What PCPs need to know about heart disease in men and women

Heart disease in men and women

Heart disease in men and women


After a small study found that omega-3 polyunsaturated fatty acid (PUFA) supplementation had different effects on blood pressure in male and female patients with hypertension, The Clinical Advisor asked Suzanne Steinbaum, DO, director of Women's Heart Health at Lenox Hill Hospital, New York City, and cofounder of the Global Nutrition and Health Alliance, the following question:


What do NPs and PAs working in primary care need to know about the different path that heart disease takes in men and women?


Heart disease is a different process in men and women, not only in its presentation, but also in how it is diagnosed and often how it is treated.
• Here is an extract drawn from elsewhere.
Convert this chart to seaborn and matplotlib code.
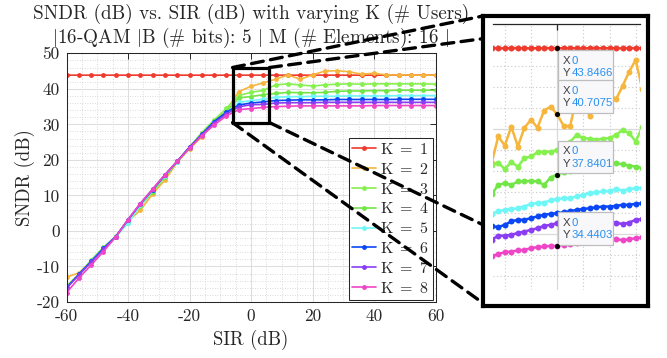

The warning signs of heart disease in women include shortness of breath, fatigue, flu-like symptoms, back pain, and jaw pain; in men, key indicators are typically chest pain or discomfort, numbness in extremities, and shortness of breath.

Regarding prevention and treatment between the sexes, there are variations as well. When it comes to optimal nutrition, there are similarities and differences in dietary guidelines for men and women. In the realm of heart health, high blood pressure is heavily influenced by lifestyle changes and dietary modifications, and, when necessary, prescription medications or over-the-counter supplements may be indicated. Certain medications and supplements may be helpful, but it is important to understand those subtleties between men and women to ensure proper management.


Certain dietary interventions such as reduced salt intake and moderation of alcohol consumption in habitual alcohol consumers, as well as lifestyle modifications such as body weight optimization and well-planned regular exercise, have been shown to traditionally help manage blood pressure independent of weight or sex. In addition, consumption of omega-3 fatty acids, found in foods such as salmon, nuts and grains, or supplements, is also known to assist with regulating blood pressure levels.

However, a study in the Indian Heart Journal (2014;66[4]:408-414) found that not all patients are created equal, particularly when it comes to gender. The study, which concluded that omega-3 supplements can help fight high blood pressure in nondiabetic patients, found that patients taking omega-3 supplements along with medication had a statistically significant reduction in both systolic and diastolic blood pressure and the effect was greater in male patients compared with female patients. This study also further supports current dietary recommendations for daily omega-3 intake being distinct in men (1.6 g) and women (1.1 g).